Program to compute gcd of two numbers recursively in Python

Finding the Greatest Common Divisor (GCD) of two numbers is a fundamental mathematical operation. The Euclidean algorithm provides an efficient recursive approach by repeatedly applying the principle that GCD(a, b) = GCD(b, a mod b).

So, if the input is like a = 25, b = 45, then the output will be 5.

Algorithm Steps

To solve this recursively, we will follow these steps −

  • Define a function gcd(). This will take a, b
  • if a is same as b, then
    • return a
  • otherwise when a < b, then
    • return gcd(b, a)
  • otherwise,
    • return gcd(b, a - b)

Example

Let us see the following implementation to get better understanding −

def gcd(a, b):
    if a == b:
        return a
    elif a < b:
        return gcd(b, a)
    else:
        return gcd(b, a - b)

a = 25
b = 45
result = gcd(a, b)
print(f"GCD of {a} and {b} is: {result}")

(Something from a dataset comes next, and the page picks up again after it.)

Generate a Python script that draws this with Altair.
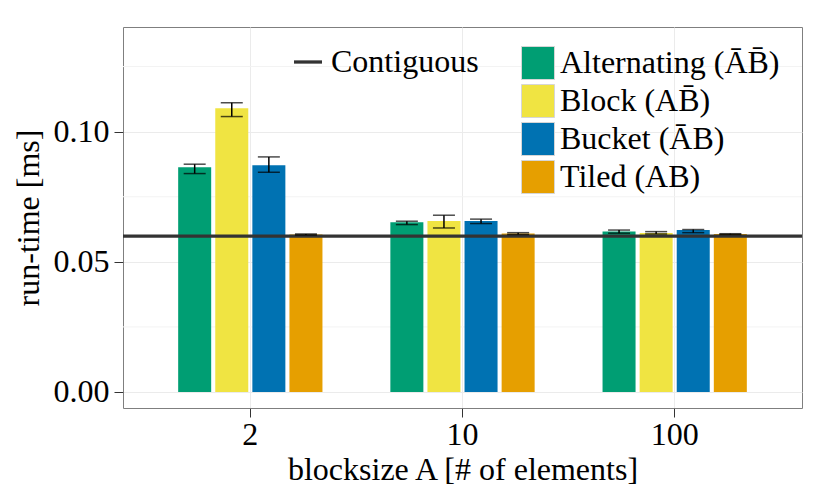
import altair as alt
import pandas as pd

blocksizes = ["2", "10", "100"]
layouts = ["Alternating (ĀB̄)", "Block (AB̄)", "Bucket (ĀB)", "Tiled (AB)"]
colors = ["#009E73", "#F0E442", "#0072B2", "#E69F00"]

alt_mean = [0.0863, 0.0652, 0.0616]
alt_lo = [0.0839, 0.0643, 0.0610]
alt_hi = [0.0875, 0.0656, 0.0622]

block_mean = [0.1090, 0.0657, 0.0611]
block_lo = [0.1058, 0.0630, 0.0607]
block_hi = [0.1111, 0.0679, 0.0616]

bucket_mean = [0.0871, 0.0657, 0.0622]
bucket_lo = [0.0844, 0.0647, 0.0612]
bucket_hi = [0.0903, 0.0664, 0.0624]

tiled_mean = [0.0605, 0.0609, 0.0607]
tiled_lo = [0.0603, 0.0605, 0.0605]
tiled_hi = [0.0607, 0.0612, 0.0608]

contiguous_label = ["Contiguous"]
contiguous_value = [0.0599]

y_ticks = [0.0, 0.05, 0.10]
y_minor = [0.025, 0.075, 0.125]

series = [
    (alt_mean, alt_lo, alt_hi),
    (block_mean, block_lo, block_hi),
    (bucket_mean, bucket_lo, bucket_hi),
    (tiled_mean, tiled_lo, tiled_hi),
]
rows = []
for name, (m, lo, hi) in zip(layouts, series):
    for b, mv, lv, hv in zip(blocksizes, m, lo, hi):
        rows.append({"blocksize": b, "layout": name, "value": mv, "lo": lv, "hi": hv})
df = pd.DataFrame(rows)
cont = pd.DataFrame({"label": contiguous_label, "value": contiguous_value})
minor = pd.DataFrame({"v": y_minor})

FONT = "Liberation Serif"
FS = 32

xscale = alt.Scale(domain=blocksizes, paddingInner=0.32, paddingOuter=0.26)
yscale = alt.Scale(domain=[-0.00615, 0.1402], nice=False, zero=False)
offscale = alt.Scale(domain=layouts, paddingInner=0.11, paddingOuter=0)

x_enc = alt.X("blocksize:N", scale=xscale, sort=blocksizes,
              axis=alt.Axis(title="blocksize A [# of elements]", labelAngle=0,
                            grid=True, bandPosition=0.5, gridColor="#EBEBEB",
                            domain=False, tickColor="#333333", tickSize=9,
                            labelPadding=2, titlePadding=4))
y_axis = alt.Axis(title="run-time [ms]", values=y_ticks, format=".2f",
                  grid=True, gridColor="#EBEBEB", domain=False,
                  tickColor="#333333", tickSize=9, labelPadding=5,
                  titlePadding=8)

minor_layer = alt.Chart(minor).mark_rule(color="#F3F3F3", strokeWidth=1).encode(
    y=alt.Y("v:Q", scale=yscale, axis=y_axis)
)

bars = alt.Chart(df).mark_bar().encode(
    x=x_enc,
    xOffset=alt.XOffset("layout:N", scale=offscale, sort=layouts),
    y=alt.Y("value:Q", scale=yscale, axis=y_axis),
    fill=alt.Fill("layout:N", sort=layouts,
                  scale=alt.Scale(domain=layouts, range=colors),
                  legend=alt.Legend(title=None, orient="none", legendX=398, legendY=19,
                                    symbolType="square", symbolSize=1089,
                                    symbolStrokeColor="#d6d6d6", symbolStrokeWidth=1,
                                    labelFont=FONT, labelFontSize=FS, labelColor="black",
                                    labelLimit=500,
                                    labelOffset=5, rowPadding=0, padding=0)),
)

line = alt.Chart(cont).mark_rule(strokeWidth=3.3).encode(
    y=alt.Y("value:Q", scale=yscale),
    stroke=alt.Stroke("label:N", scale=alt.Scale(range=["#333333"]),
                      legend=alt.Legend(title=None, orient="none", legendX=169, legendY=19,
                                        symbolType="stroke", symbolSize=784,
                                        symbolStrokeWidth=3.3,
                                        labelFont=FONT, labelFontSize=FS, labelColor="black",
                                        labelLimit=500,
                                        labelOffset=7, padding=0)),
)

err = alt.Chart(df).mark_rule(color="black", strokeWidth=1.5).encode(
    x=alt.X("blocksize:N", scale=xscale, sort=blocksizes),
    xOffset=alt.XOffset("layout:N", scale=offscale, sort=layouts),
    y=alt.Y("lo:Q", scale=yscale),
    y2="hi:Q",
)
cap_hi = alt.Chart(df).mark_tick(color="black", thickness=1.5, size=22).encode(
    x=alt.X("blocksize:N", scale=xscale, sort=blocksizes),
    xOffset=alt.XOffset("layout:N", scale=offscale, sort=layouts),
    y=alt.Y("hi:Q", scale=yscale),
)
cap_lo = alt.Chart(df).mark_tick(color="black", thickness=1.5, size=22).encode(
    x=alt.X("blocksize:N", scale=xscale, sort=blocksizes),
    xOffset=alt.XOffset("layout:N", scale=offscale, sort=layouts),
    y=alt.Y("lo:Q", scale=yscale),
)

chart = alt.layer(minor_layer, bars, line, err, cap_hi, cap_lo).properties(
    width=679, height=381,
    background="white",
    autosize=alt.AutoSizeParams(type="none"),
    padding={"left": 115, "top": 19, "right": 20, "bottom": 82},
).configure_view(
    stroke="#7F7F7F", strokeWidth=1
).configure_axis(
    labelFont=FONT, labelFontSize=FS, labelColor="black",
    titleFont=FONT, titleFontSize=FS, titleColor="black", titleFontWeight="normal",
)

chart.save("out.html", embed_options={"renderer": "svg", "actions": False})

The output of the above code is −

GCD of 25 and 45 is: 5

How It Works

The algorithm works by recursively reducing the problem size:

  • Base case: When both numbers are equal, that number is the GCD
  • Recursive case: Replace the larger number with the difference of the two numbers
  • This continues until both numbers become equal

Optimized Version Using Modulo

A more efficient approach uses the modulo operator instead of subtraction −

def gcd_optimized(a, b):
    if b == 0:
        return a
    else:
        return gcd_optimized(b, a % b)

a = 25
b = 45
result = gcd_optimized(a, b)
print(f"GCD of {a} and {b} is: {result}")
GCD of 25 and 45 is: 5

Conclusion

The recursive GCD algorithm demonstrates the power of the Euclidean method. The modulo-based version is more efficient as it reduces the number of recursive calls compared to the subtraction-based approach.